Many municipalities looking to replace old pools and stem losses

The Czech Republic boasts a relatively high number of swimming pools per capita. However, most are loss-making and many municipalities are looking to replace aging pools with more attractive water parks, the business daily E15 reported.

Illustrative photo: Jiří NěmecIllustrative photo: Jiří Němec According to a database created in 2014 by the State Health Institute there were 957 public swimming pools at that time in the Czech Republic.

That works out at 9.1 pools for every 100,000 inhabitants of the country, E15 said.

For comparison, neighbouring Germany has six pools for every 100,000 inhabitants.

However, while in Germany dozens of pools are shut down every year for economic reasons, in the Czech Republic such closures are rarely countenanced, said E15.

This is despite the fact that the vast majority – around 90 percent of them, in fact – are loss-making, according to a study commissioned by the town council in Milovice in Central Bohemia prior to the approval of a new pool project there.

Classic pools that don’t offer other services are virtually always in the red, the report found, with local councils pouring millions of crowns annually into keeping them going.

Nevertheless, more than 10 new swimming pools are due to open in the Czech Republic in the next three years, E15 reported.

A number of Czech cities and towns are opting for new constructions to replace old school pools from the 1970s and 1980s with water park facilities offering a broader range of amenities.

Radek Steinhaizl, a former municipal pool operator who now runs the sector consultancy firm Relaxsolution, told E15 that many existing pools feature out-of-date technology, are poorly heated and have high running costs – one reason many councils opt for fresh builds.

Pavel Košnar of the Association of Pools and Saunas told E15 that swimming itself was not the main draw for visitors.

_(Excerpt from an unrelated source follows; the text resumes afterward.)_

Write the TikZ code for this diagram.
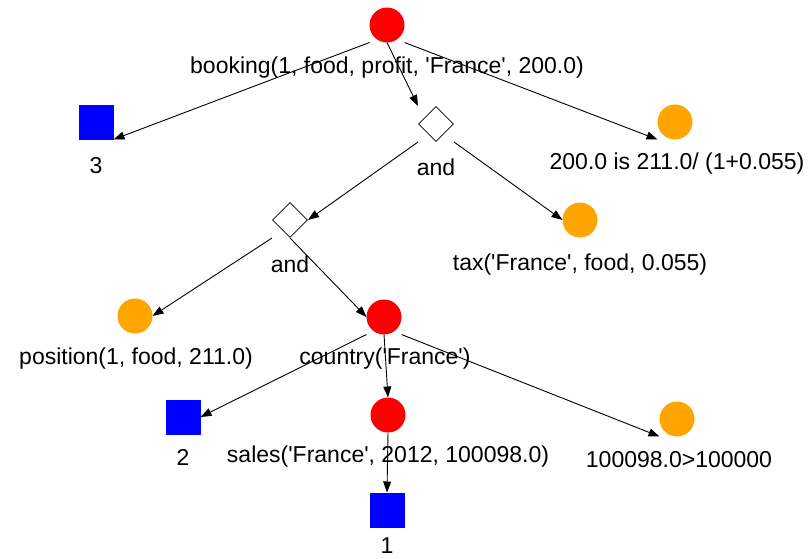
\documentclass[tikz,border=0pt]{standalone}
\usepackage{fontspec}
\setmainfont{Liberation Sans}
\usetikzlibrary{arrows.meta}

\definecolor{goalred}{RGB}{255,0,0}
\definecolor{factorange}{RGB}{255,165,0}
\definecolor{leafblue}{RGB}{0,0,255}

\newcommand{\q}{\textquotesingle}

\tikzset{
  shapebox/.style={rectangle, minimum size=35pt, inner sep=0pt, outer sep=0pt},
  redball/.style={shapebox, path picture={\fill[goalred] (path picture bounding box.center) circle (17.5pt);}},
  orangeball/.style={shapebox, path picture={\fill[factorange] (path picture bounding box.center) circle (17.5pt);}},
  bluesquare/.style={shapebox, fill=leafblue},
  andgate/.style={shapebox, minimum size=36pt, path picture={
      \draw[line width=0.8pt]
        ([yshift=-0.6pt]path picture bounding box.north) --
        ([xshift=-0.6pt]path picture bounding box.east) --
        ([yshift=0.6pt]path picture bounding box.south) --
        ([xshift=0.6pt]path picture bounding box.west) -- cycle;}},
  tag/.style={anchor=base, inner sep=0pt, font=\fontsize{23pt}{27pt}\selectfont},
  link/.style={draw=black, line width=0.9pt, -{Triangle[length=11pt,width=8pt]}},
}

\begin{document}
\begin{tikzpicture}[x=1pt, y=-1pt]
  \useasboundingbox (0,0) rectangle (809,558);

  % shapes
  \node[redball]    (root)  at (387,25)  {};
  \node[bluesquare] (sq3)   at (96,122)  {};
  \node[andgate]    (and1)  at (436,124) {};
  \node[orangeball] (calc)  at (675,122) {};
  \node[andgate]    (and2)  at (290,220) {};
  \node[orangeball] (tax)   at (580,220) {};
  \node[orangeball] (pos)   at (135,316) {};
  \node[redball]    (ctry)  at (384,317) {};
  \node[bluesquare] (sq2)   at (183,417) {};
  \node[redball]    (sales) at (388,415) {};
  \node[orangeball] (cmp)   at (677,419) {};
  \node[bluesquare] (sq1)   at (387,510) {};

  % labels
  \node[tag] (root-l)  at (387,73)  {booking(1, food, profit, \q France\q, 200.0)};
  \node[tag] (sq3-l)   at (96,173)  {3};
  \node[tag] (and1-l)  at (436,175) {and};
  \node[tag] (calc-l)  at (677,169) {200.0 is 211.0/ (1+0.055)};
  \node[tag] (and2-l)  at (290,272) {and};
  \node[tag] (tax-l)   at (580,270) {tax(\q France\q, food, 0.055)};
  \node[tag] (pos-l)   at (136,364) {position(1, food, 211.0)};
  \node[tag] (ctry-l)  at (385,364) {country(\q France\q)};
  \node[tag] (sq2-l)   at (183,465) {2};
  \node[tag] (sales-l) at (388,462) {sales(\q France\q, 2012, 100098.0)};
  \node[tag] (cmp-l)   at (679,467) {100098.0>100000};
  \node[tag] (sq1-l)   at (387,553) {1};

  % connectors
  \draw[link] (root.south west) -- (sq3.south east);
  \draw[link] (root.south) -- (and1.north west);
  \draw[link] (root.south east) -- (calc.south west);
  \draw[link] (and1.south west) -- (and2.east);
  \draw[link] (and1.south east) -- (tax.west);
  \draw[link] (and2.south west) -- (pos.east);
  \draw[link] (and2.south) -- (ctry.west);
  \draw[link] (ctry.south west) -- (sq2.east);
  \draw[link] (ctry.south) -- (sales.north);
  \draw[link] (ctry.south east) -- (cmp.south west);
  \draw[link] (sales.south) -- (sq1.north);
\end{tikzpicture}
\end{document}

In order to bring in families, such facilities need to offer other attractions.

Municipalities are aware of this and are doing their best to adapt to meet public demand, according to Mr. Košnar, who recommends that operators increase admission fees.

There was a boom in swimming pool construction in the previous decade, largely fueled by EU funds. Today, however, many towns and cities are having to finance such projects from their own budgets or to take out loans.

One example of this trend is the construction of a new pool complex in Opava, which is set to cost CZK 350 million. It is being funded by a combination of the city’s own resources and an investment loan, E15 said.